マクレランドの欲求理論をモチベーションマネジメントに活用する方法とは?

マクレランドの欲求理論をモチベーションマネジメントに活用するためには、従業員の欲求や行動が、4つの動機のうちどの動機にもとづいているのかを理解する必要があります。

マクレランドの欲求理論における4つの動機は、従業員のスキルの活かされ方に関わるため、モチベーションを高めるだけでなく生産性の向上にもつながります。

  1. 達成動機(欲求)が高い人に向いている仕事とは?
  2. 親和動機(欲求)が高い人に向いている仕事とは?
  3. 権力動機(欲求)が高い人に向いている仕事とは?
  4. 回避動機(欲求)が高い人に向いている仕事とは?

1.達成動機(欲求)が高い人に向いている仕事とは?

達成欲求が高い人は、業績に対する意識が高い人が多いため、結果が分かりやすく数字に出る営業職に向いています。

2.親和動機(欲求)が高い人に向いている仕事とは?

親和欲求が高い人は、社交性が高い人が多いため、チームの構築や来客応対といった対人業務に向いています。

3.権力動機(欲求)が高い人に向いている仕事とは?

権力欲求が高い人は、部下のコントロールに長けている人が多いため、マネージャー職に向いています。

4.回避動機(欲求)が高い人に向いている仕事とは?

回避欲求が高い人は、受動性が高くトラブル回避能力に長けている人が多いため、安定したルーチンワークの多い事務職に向いています。

マクレランドの欲求理論をマネジメントに活用しよう!

マクレランドの欲求理論とは、従業員の行動には「達成動機(欲求)」「親和動機(欲求)」「権力動機(欲求)」「回避動機(欲求)」のうちいずれかの動機が存在するという理論です。

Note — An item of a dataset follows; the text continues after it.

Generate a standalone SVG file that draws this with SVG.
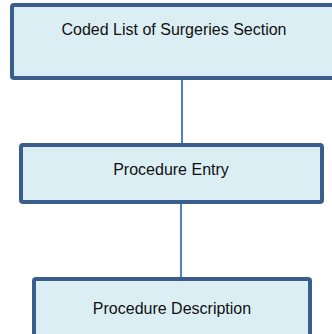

マクレランドの欲求理論は、仕事における従業員の動機や欲求に着目した理論であり、コンピテンシー(行動特性)の基礎となる概念です。

近年の採用市場では、業績に対する意識が高い(達成欲求が高い)人材に人気が集まりがちですが、欲求が高いからといって能力が高いわけではない点に注意が必要です。

個人の価値観にもとづく動機や欲求を変えることは困難ですが、欲求に適合する能力に関しては、教育研修による習得が可能です。マクレランドの欲求理論をもとにマネジメントを行う際は、人材の能力と欲求を照らし合わせて考えるようにしましょう。